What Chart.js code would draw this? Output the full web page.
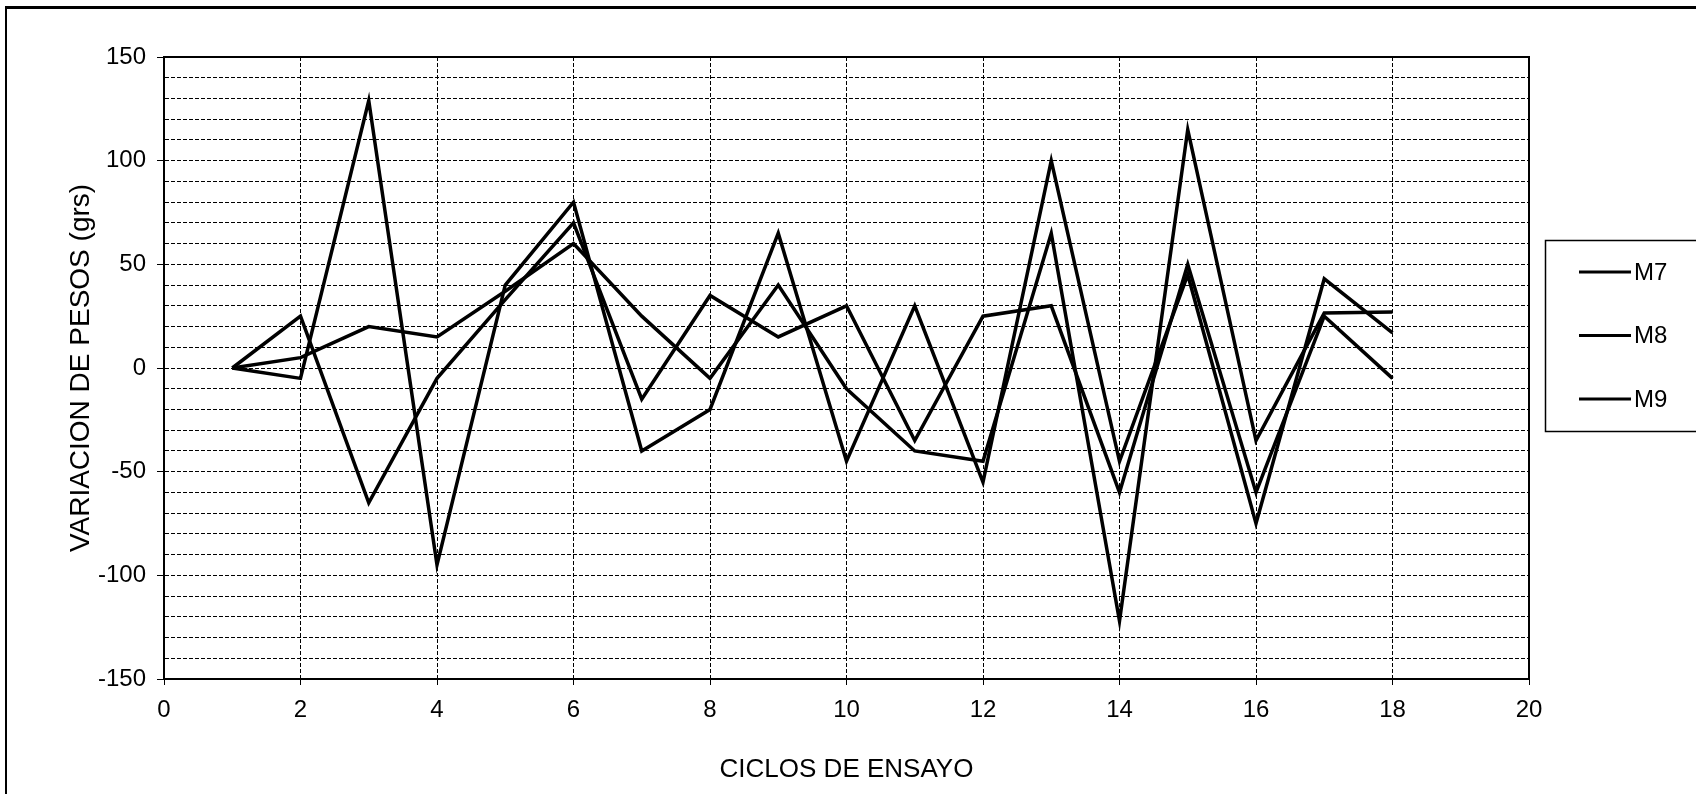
<!DOCTYPE html>
<html>
<head>
<meta charset="utf-8">
<title>Variación de pesos por ciclo de ensayo</title>
<script src="https://cdn.jsdelivr.net/npm/chart.js@4.4.1/dist/chart.umd.min.js"></script>
<style>
  html, body { margin: 0; padding: 0; background: #fff; }
  canvas { display: block; }
</style>
</head>
<body>
<canvas id="chart" width="1696" height="794"></canvas>
<script>
// Test cycles (x) and weight change per cycle, in grams, for each sample
const cycles = [1, 2, 3, 4, 5, 6, 7, 8, 9, 10, 11, 12, 13, 14, 15, 16, 17, 18];
const seriesNames = ['M7', 'M8', 'M9'];
const m7 = [0, 25, -65, -5, 33, 70, -15, 35, 15, 30, -35, 25, 30, -60, 50, -60, 25, -5];
const m8 = [0, -5, 129, -95, 40, 80, -40, -20, 65, -45, 30, -55, 100, -45, 45, -75, 43, 17];
const m9 = [0, 5, 20, 15, 37, 60, 25, -5, 40, -10, -40, -45, 65, -122, 115, -35, 26.5, 27];

// Axis ranges and labelled steps
const xRange = [0, 20];
const xStep = 2;
const yRange = [-150, 150];
const yGridStep = 10;
const yLabelStep = 50;

const FONT = '"Liberation Sans", Arial, Helvetica, sans-serif';
const INK = '#000';

const toPoints = vals => cycles.map((c, i) => ({ x: c, y: vals[i] }));

// Outer frame of the figure (top and left rules)
const framePlugin = {
  id: 'frame',
  beforeDraw(chart) {
    const ctx = chart.ctx;
    ctx.save();
    ctx.fillStyle = '#fff';
    ctx.fillRect(0, 0, chart.width, chart.height);
    ctx.fillStyle = INK;
    ctx.fillRect(5, 6, chart.width - 5, 3);
    ctx.fillRect(5, 6, 2, chart.height - 6);
    ctx.restore();
  }
};

// Solid border around the plot area
const plotBorderPlugin = {
  id: 'plotBorder',
  afterDraw(chart) {
    const { ctx, chartArea: a } = chart;
    ctx.save();
    ctx.strokeStyle = INK;
    ctx.lineWidth = 2;
    ctx.strokeRect(a.left, a.top, a.right - a.left, a.bottom - a.top);
    ctx.restore();
  }
};

// Boxed legend on the right, built from the datasets
const boxLegendPlugin = {
  id: 'boxLegend',
  afterDraw(chart) {
    const ctx = chart.ctx;
    const boxLeft = 1545, boxTop = 240, boxBottom = 431;
    const firstRow = 272, rowGap = 63.5;
    ctx.save();
    ctx.strokeStyle = INK;
    ctx.lineWidth = 1.5;
    ctx.strokeRect(boxLeft + 0.5, boxTop + 0.5, chart.width - boxLeft + 20, boxBottom - boxTop);
    ctx.font = '24px ' + FONT;
    ctx.textBaseline = 'middle';
    ctx.textAlign = 'left';
    chart.data.datasets.forEach((ds, i) => {
      const y = firstRow + i * rowGap;
      ctx.strokeStyle = ds.borderColor;
      ctx.lineWidth = 3;
      ctx.beginPath();
      ctx.moveTo(1579, y);
      ctx.lineTo(1631, y);
      ctx.stroke();
      ctx.fillStyle = INK;
      ctx.fillText(ds.label, 1634, y + 1);
    });
    ctx.restore();
  }
};

const makeDataset = (label, vals) => ({
  label,
  data: toPoints(vals),
  borderColor: INK,
  backgroundColor: INK,
  borderWidth: 3.5,
  borderJoinStyle: 'miter',
  borderCapStyle: 'butt',
  pointRadius: 0,
  tension: 0,
  fill: false
});

new Chart(document.getElementById('chart'), {
  type: 'line',
  data: {
    datasets: [
      makeDataset(seriesNames[0], m7),
      makeDataset(seriesNames[1], m8),
      makeDataset(seriesNames[2], m9)
    ]
  },
  options: {
    responsive: false,
    animation: false,
    devicePixelRatio: 1,
    layout: { padding: { top: 57, right: 167, bottom: 0, left: 0 } },
    plugins: {
      legend: { display: false },
      tooltip: { enabled: false }
    },
    scales: {
      x: {
        type: 'linear',
        min: xRange[0],
        max: xRange[1],
        afterFit: s => { s.height = 115; },
        ticks: {
          stepSize: xStep,
          autoSkip: false,
          maxRotation: 0,
          padding: 11,
          color: INK,
          font: { family: FONT, size: 24 }
        },
        grid: { color: INK, lineWidth: 1, tickLength: 6, tickColor: INK },
        border: { display: true, color: INK, width: 2, dash: [4, 2] },
        title: {
          display: true,
          text: 'CICLOS DE ENSAYO',
          color: INK,
          font: { family: FONT, size: 26 },
          padding: { top: 0, bottom: 9 }
        }
      },
      y: {
        type: 'linear',
        min: yRange[0],
        max: yRange[1],
        afterFit: s => { s.width = 164; },
        ticks: {
          stepSize: yGridStep,
          autoSkip: false,
          padding: 11,
          color: INK,
          font: { family: FONT, size: 24 },
          callback: v => (v % yLabelStep === 0 ? String(v) : '')
        },
        grid: {
          color: INK,
          lineWidth: 1,
          tickLength: 7,
          tickColor: c => (c.tick && c.tick.value % yLabelStep === 0 ? INK : 'rgba(0,0,0,0)')
        },
        border: { display: true, color: INK, width: 2, dash: [4, 2] },
        title: {
          display: true,
          text: 'VARIACION DE PESOS (grs)',
          color: INK,
          font: { family: FONT, size: 28 },
          padding: { top: 64, bottom: 0 }
        }
      }
    }
  },
  plugins: [framePlugin, plotBorderPlugin, boxLegendPlugin]
});
</script>
</body>
</html>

■ ■ ■ ■

» **AIM**: Every line above should be repeated exactly; pictures stay out of the copy.

» **WRITTEN SOLUTION**:
What Chart.js code would draw this? Output the full web page.
<!DOCTYPE html>
<html>
<head>
<meta charset="utf-8">
<title>Variación de pesos por ciclo de ensayo</title>
<script src="https://cdn.jsdelivr.net/npm/chart.js@4.4.1/dist/chart.umd.min.js"></script>
<style>
  html, body { margin: 0; padding: 0; background: #fff; }
  canvas { display: block; }
</style>
</head>
<body>
<canvas id="chart" width="1696" height="794"></canvas>
<script>
// Test cycles (x) and weight change per cycle, in grams, for each sample
const cycles = [1, 2, 3, 4, 5, 6, 7, 8, 9, 10, 11, 12, 13, 14, 15, 16, 17, 18];
const seriesNames = ['M7', 'M8', 'M9'];
const m7 = [0, 25, -65, -5, 33, 70, -15, 35, 15, 30, -35, 25, 30, -60, 50, -60, 25, -5];
const m8 = [0, -5, 129, -95, 40, 80, -40, -20, 65, -45, 30, -55, 100, -45, 45, -75, 43, 17];
const m9 = [0, 5, 20, 15, 37, 60, 25, -5, 40, -10, -40, -45, 65, -122, 115, -35, 26.5, 27];

// Axis ranges and labelled steps
const xRange = [0, 20];
const xStep = 2;
const yRange = [-150, 150];
const yGridStep = 10;
const yLabelStep = 50;

const FONT = '"Liberation Sans", Arial, Helvetica, sans-serif';
const INK = '#000';

const toPoints = vals => cycles.map((c, i) => ({ x: c, y: vals[i] }));

// Outer frame of the figure (top and left rules)
const framePlugin = {
  id: 'frame',
  beforeDraw(chart) {
    const ctx = chart.ctx;
    ctx.save();
    ctx.fillStyle = '#fff';
    ctx.fillRect(0, 0, chart.width, chart.height);
    ctx.fillStyle = INK;
    ctx.fillRect(5, 6, chart.width - 5, 3);
    ctx.fillRect(5, 6, 2, chart.height - 6);
    ctx.restore();
  }
};

// Solid border around the plot area
const plotBorderPlugin = {
  id: 'plotBorder',
  afterDraw(chart) {
    const { ctx, chartArea: a } = chart;
    ctx.save();
    ctx.strokeStyle = INK;
    ctx.lineWidth = 2;
    ctx.strokeRect(a.left, a.top, a.right - a.left, a.bottom - a.top);
    ctx.restore();
  }
};

// Boxed legend on the right, built from the datasets
const boxLegendPlugin = {
  id: 'boxLegend',
  afterDraw(chart) {
    const ctx = chart.ctx;
    const boxLeft = 1545, boxTop = 240, boxBottom = 431;
    const firstRow = 272, rowGap = 63.5;
    ctx.save();
    ctx.strokeStyle = INK;
    ctx.lineWidth = 1.5;
    ctx.strokeRect(boxLeft + 0.5, boxTop + 0.5, chart.width - boxLeft + 20, boxBottom - boxTop);
    ctx.font = '24px ' + FONT;
    ctx.textBaseline = 'middle';
    ctx.textAlign = 'left';
    chart.data.datasets.forEach((ds, i) => {
      const y = firstRow + i * rowGap;
      ctx.strokeStyle = ds.borderColor;
      ctx.lineWidth = 3;
      ctx.beginPath();
      ctx.moveTo(1579, y);
      ctx.lineTo(1631, y);
      ctx.stroke();
      ctx.fillStyle = INK;
      ctx.fillText(ds.label, 1634, y + 1);
    });
    ctx.restore();
  }
};

const makeDataset = (label, vals) => ({
  label,
  data: toPoints(vals),
  borderColor: INK,
  backgroundColor: INK,
  borderWidth: 3.5,
  borderJoinStyle: 'miter',
  borderCapStyle: 'butt',
  pointRadius: 0,
  tension: 0,
  fill: false
});

new Chart(document.getElementById('chart'), {
  type: 'line',
  data: {
    datasets: [
      makeDataset(seriesNames[0], m7),
      makeDataset(seriesNames[1], m8),
      makeDataset(seriesNames[2], m9)
    ]
  },
  options: {
    responsive: false,
    animation: false,
    devicePixelRatio: 1,
    layout: { padding: { top: 57, right: 167, bottom: 0, left: 0 } },
    plugins: {
      legend: { display: false },
      tooltip: { enabled: false }
    },
    scales: {
      x: {
        type: 'linear',
        min: xRange[0],
        max: xRange[1],
        afterFit: s => { s.height = 115; },
        ticks: {
          stepSize: xStep,
          autoSkip: false,
          maxRotation: 0,
          padding: 11,
          color: INK,
          font: { family: FONT, size: 24 }
        },
        grid: { color: INK, lineWidth: 1, tickLength: 6, tickColor: INK },
        border: { display: true, color: INK, width: 2, dash: [4, 2] },
        title: {
          display: true,
          text: 'CICLOS DE ENSAYO',
          color: INK,
          font: { family: FONT, size: 26 },
          padding: { top: 0, bottom: 9 }
        }
      },
      y: {
        type: 'linear',
        min: yRange[0],
        max: yRange[1],
        afterFit: s => { s.width = 164; },
        ticks: {
          stepSize: yGridStep,
          autoSkip: false,
          padding: 11,
          color: INK,
          font: { family: FONT, size: 24 },
          callback: v => (v % yLabelStep === 0 ? String(v) : '')
        },
        grid: {
          color: INK,
          lineWidth: 1,
          tickLength: 7,
          tickColor: c => (c.tick && c.tick.value % yLabelStep === 0 ? INK : 'rgba(0,0,0,0)')
        },
        border: { display: true, color: INK, width: 2, dash: [4, 2] },
        title: {
          display: true,
          text: 'VARIACION DE PESOS (grs)',
          color: INK,
          font: { family: FONT, size: 28 },
          padding: { top: 64, bottom: 0 }
        }
      }
    }
  },
  plugins: [framePlugin, plotBorderPlugin, boxLegendPlugin]
});
</script>
</body>
</html>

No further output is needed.